Inflation took nine months to decline from 8% to 5.5% but the RBA expects it will take another two years for price increases to drop below 3%.

While easing supply restrictions had helped, “the remaining inflation challenge we are dealing with is increasingly homegrown and demand driven”, Bullock said.

“That is what the board is aiming to do with monetary policy – to slow the growth of demand enough to bring inflation back to target while keeping employment growing.”

The RBA lifted its key interest 25 basis points to 4.35% earlier this month after stronger than expected growth in the economy meant inflation was likely to fall at a slower pace than previously forecast.

Minutes from the 7 November rates meeting, released on Tuesday, also noted the RBA’s projections assumed one or two more interest rate rises – one of which happened this month.

Bullock said demand and supply had to be brought “into closer alignment”, a message that “will not resonate with some”.

“Everyone is seeing prices for goods and services rise strongly but this has a particularly severe impact on low-income households,” she said. “This emphasises the need to get inflation back down.”

Evidence that excessive demand rather than supply constraints was now driving inflation included the fact price increases were broad-based. About two-thirds of items were increasing at more than 3%, “often a long way above that number”, Bullock said.

“So inflation is much broader than just rising prices for petrol, electricity and rents – prices are rising strongly for the majority of the goods and services we all consume.”

Prices for services such as hairdressers and dentists, dining out, sporting and other recreational activities were also rising strongly.

“Labour costs have risen, especially when we incorporate the effect of weak productivity growth, and the price of domestic non-labour costs such as energy, business rents and insurance has increased noticeably,” Bullock said.

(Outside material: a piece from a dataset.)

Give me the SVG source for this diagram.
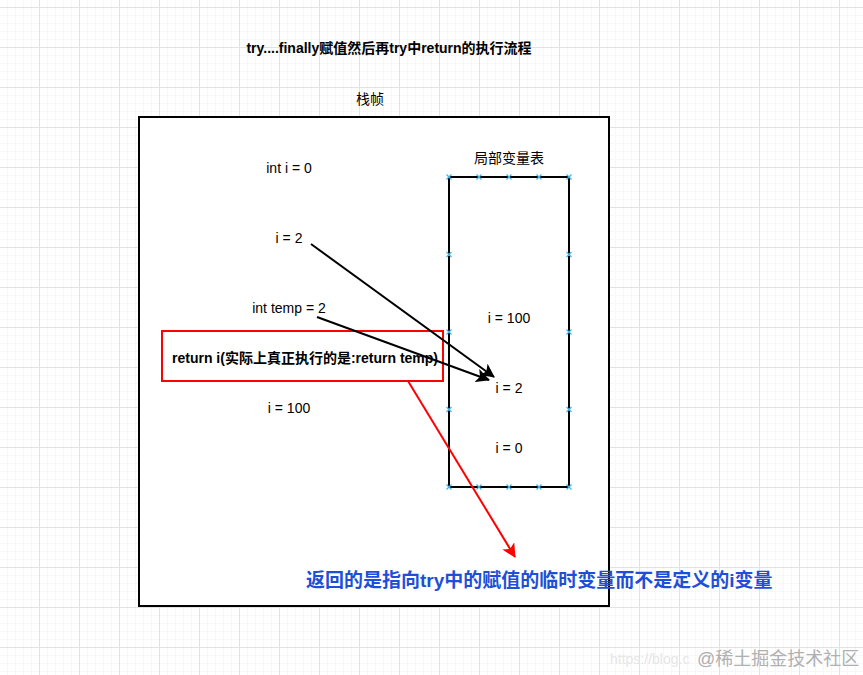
<svg xmlns="http://www.w3.org/2000/svg" width="863" height="675" viewBox="0 0 863 675">
<defs>
<pattern id="minor" patternUnits="userSpaceOnUse" x="-1" y="7" width="8" height="8">
<path d="M0 0.5H8M0.5 0V8" stroke="#f7f7f7" stroke-width="1" fill="none"/>
</pattern>
<pattern id="major" patternUnits="userSpaceOnUse" x="-1" y="7" width="40" height="40">
<path d="M0 0.5H40M0.5 0V40" stroke="#e2e2e2" stroke-width="1" fill="none"/>
</pattern>
<marker id="ahB2" viewBox="0 0 14 14" refX="13" refY="7" markerWidth="14" markerHeight="14" markerUnits="userSpaceOnUse" orient="auto">
<path d="M0 0L14 7L0 14L3.5 7Z" fill="#000"/>
</marker>
<marker id="ahR" viewBox="0 0 14 14" refX="13" refY="7" markerWidth="14" markerHeight="14" markerUnits="userSpaceOnUse" orient="auto">
<path d="M0 0L14 7L0 14L3.5 7Z" fill="#ff0000"/>
</marker>
<g id="xm"><path d="M-2.5 -2.5L2.5 2.5M-2.5 2.5L2.5 -2.5" stroke="#3fb4ea" stroke-width="1.2"/></g>
</defs>
<style>
text{font-family:"Liberation Sans","Noto Sans CJK SC",sans-serif;fill:#000}
.t{font-size:14px}
.b{font-weight:bold}
</style>
<rect width="863" height="675" fill="#fff"/>
<rect width="863" height="675" fill="url(#minor)"/>
<rect width="863" height="675" fill="url(#major)"/>

<g id="title"><text class="t b" x="389" y="53" text-anchor="middle">try....finally赋值然后再try中return的执行流程</text></g>
<g id="frame-label"><text class="t" x="370" y="104" text-anchor="middle">栈帧</text></g>
<g id="stack-frame"><rect x="139" y="117" width="470" height="489" fill="#fff" stroke="#000" stroke-width="2"/></g>

<g id="lvt-label"><text class="t" x="509" y="163" text-anchor="middle">局部变量表</text></g>
<g id="local-var-table">
<rect x="449" y="177" width="120" height="310" fill="#fff" stroke="#000" stroke-width="2"/>
<use href="#xm" x="449" y="177"/><use href="#xm" x="479" y="177"/><use href="#xm" x="509" y="177"/><use href="#xm" x="539" y="177"/><use href="#xm" x="569" y="177"/>
<use href="#xm" x="449" y="487"/><use href="#xm" x="479" y="487"/><use href="#xm" x="509" y="487"/><use href="#xm" x="539" y="487"/><use href="#xm" x="569" y="487"/>
<use href="#xm" x="449" y="254.5"/><use href="#xm" x="449" y="332"/><use href="#xm" x="449" y="409.5"/>
<use href="#xm" x="569" y="254.5"/><use href="#xm" x="569" y="332"/><use href="#xm" x="569" y="409.5"/>
<text class="t" x="509" y="323" text-anchor="middle">i = 100</text>
<text class="t" x="509" y="393" text-anchor="middle">i = 2</text>
<text class="t" x="509" y="453" text-anchor="middle">i = 0</text>
</g>

<g id="n-int-i"><text class="t" x="289" y="173" text-anchor="middle">int i = 0</text></g>
<g id="n-i2"><text class="t" x="289" y="243" text-anchor="middle">i = 2</text></g>
<g id="n-temp"><text class="t" x="289" y="313" text-anchor="middle">int temp = 2</text></g>
<g id="n-return">
<rect x="162" y="331" width="281" height="50" fill="#fff" stroke="#ff0000" stroke-width="2"/>
<text class="t b" x="305" y="363" text-anchor="middle">return i(实际上真正执行的是:return temp)</text>
</g>
<g id="n-i100"><text class="t" x="289" y="413" text-anchor="middle">i = 100</text></g>

<g id="connectors" fill="none">
<line x1="311" y1="244" x2="494" y2="377" stroke="#000" stroke-width="2" marker-end="url(#ahB2)"/>
<line x1="317" y1="317" x2="489" y2="380" stroke="#000" stroke-width="2" marker-end="url(#ahB2)"/>
<line x1="408" y1="381" x2="515" y2="557" stroke="#ff0000" stroke-width="2" marker-end="url(#ahR)"/>
</g>

<g id="note"><text x="306" y="587" font-size="19" font-weight="bold" style="fill:#1e4fd8">返回的是指向try中的赋值的临时变量而不是定义的i变量</text></g>

<g id="watermark">
<text x="610" y="664" font-size="14" style="fill:#e6e6e6">https://blog.c</text>
<text x="697" y="665" font-size="18" style="fill:#b0b0b0">@稀土掘金技术社区</text>
</g>
</svg>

Firms, too, were operating with limited spare capacity, a third pointer to strong domestic demand.

The Australian Bureau of Statistics will release October consumer price index figures next Wednesday. After receding in the first half of the year, the monthly headline CPI has lately crept up, rising at an annual pace of 4.9% in July, 5.2% in August and 5.6% in September.

‘Open to fresh ideas’

Bullock also used her speech to detail how the RBA will implement recommendations of the wide-ranging review into the central bank.

“My vision for the bank is [for it] to be an institution of diverse perspectives and inclusive processes,” she said. “I also want the bank to be open to fresh ideas from outside, by increasing and diversifying our external engagements and leveraging the experience of our people with external expertise.”

Bullock, the first woman to head the RBA, said she would remain as chair of the bank’s diversity and inclusion council, a role held by the deputy governor since its reception.

“We won’t change the culture unless we can change our leadership behaviour,” she said.

The bank is cutting the number of board meetings from 11 to eight, and these longer sessions will begin on Monday afternoons ahead of the Tuesday gathering to set the cash rate.

“With longer meetings we will have opportunities to reflect on our processes, on what sort of analysis would be helpful for upcoming meetings and whether our communication is hitting the mark,” Bullock said.